Environmental impact

When plastics reach the ocean seventy percent sinks to the bottom of the sea and can remain there for centuries. What does not sink is degraded by the sun but it is broken up, rather than broken down. What this means is that you go from plastic sheets to plastic pellets and these plastic pellets outnumber krill and plankton by a ratio of two to one. This means that sea birds, fish and other animals higher up the food chain ingest plastic and it accumulates. Seabirds and whales ingest so much plastic that it fills their stomachs and they eventually die of starvation.

Everyday Recycling

It is at this moment that I am so happy to live in a canton where you can recycle PET in one container and all other plastics in another. This means that almost all of the plastic I use on a daily basis is recycled. It can be re-used for bags, car doors and more permanent uses.

 

Recycling is a simple and intuitive habit to have. My generation learned to recycle as children and we have kept up this habit for decades. It is so normal that we feel uneasy at festivals and events where we don’t have bins for PET, Aluminium and other products. In some cases I keep aluminium or PET bottles on me until I find a place where I can recycle them. I enjoy that at Swiss train stations you can now recycle paper, PET, Aluminium and other rubbish.

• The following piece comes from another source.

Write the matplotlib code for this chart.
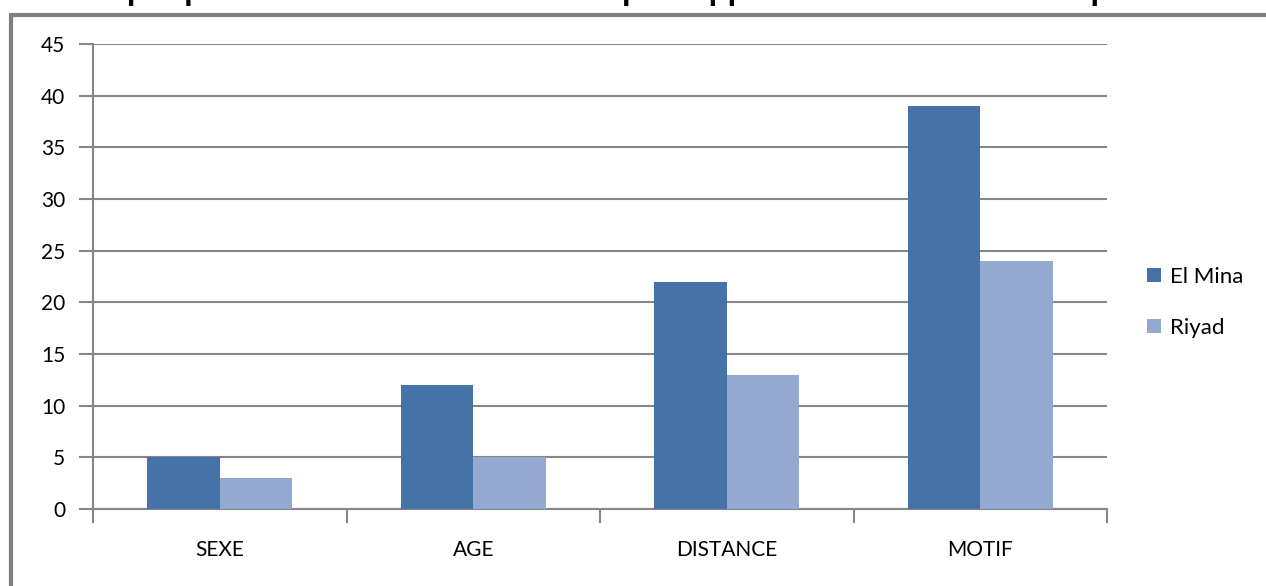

The advantage of recycling loops is that we use the primary material more than once. It means that we don’t need to waste energy and money on extracting oil and other primary materials. We simply recycle the materials. The concept of closed circuits was discussed.

An Environmentally Friendly Hike

If this post has inspired you to do more for the environment there is a wehike event organised by the Summit Foundation .

This is a hike inaugurating the partnership between WeHike and Summit Foundation, a Swiss ecological non-profit. The Foundation’s mission is to reduce the environmental impact of human activities -leisure activities in particular- in high-traffic locations like ski areas, by raising awareness and proposing concrete solutions. To this end, WeHike supports the Summit Foundation’s objectives by promoting and organising environmentally-aware hikes and waste collection & recycling operations in high mountains.

This is a two day hike near Les Diablerets.

A plastic Ocean is available to watch on Netflix and from other sources. It is worth watching as it will affect how you use plastic in future.